Is a loathing of rapists and
> >of literary celebrations of rape merely a matter of bourgeois literary
> >taste?
> Dom
The books, written in prison, are fantasies. He was
> imprisoned by the ancien regime and freed by the revolutionaries and put
> to work as a judge, and was in fact sacked because he wouldn't sentence
> anyone to death. Doesn't that argue a complexity in itself, a fault line
> between the writing and the man?
Alison
Dear Dom and Alison,
you have two irreconcilable positions .
Dom , Alison is not saying that
Sade's readable fantasies do make him less responsible
of the crime of rape (if an attempt was ever made, during the mentioned
orgy,
was made in that direction with the initial consensus of the Lady).

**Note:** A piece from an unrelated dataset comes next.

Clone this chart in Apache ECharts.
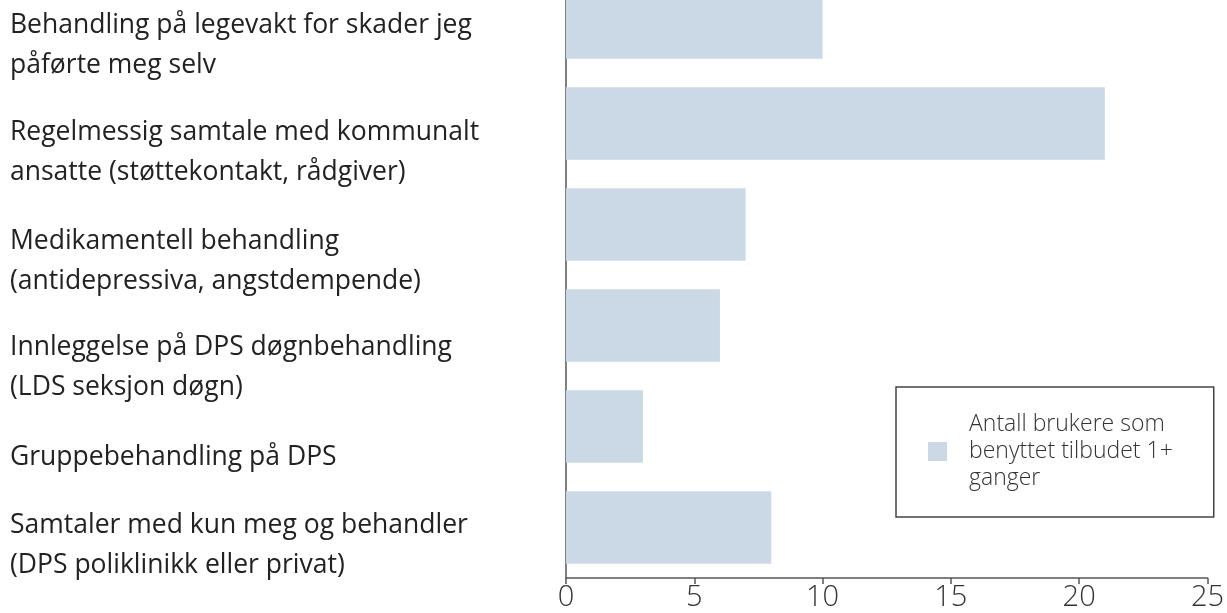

For this crime he paid and was being imprisoned for his sexual practices
(sado-maso practices
that nowadays are so freely being advertised, as proved by Elle,
on British Poets, who speaks of "safe, consensual" exercises ).
For Sade to write about it implied to grant us with a critical distance.
Habermas and Apel have stressed how it is impossible to comprehend the
meaning of a text
and of its surrounding reality without understanding also, in a
materialistic sense,
from which ideology and politics
did it sprung out. And De Sade was surely also an ideologist.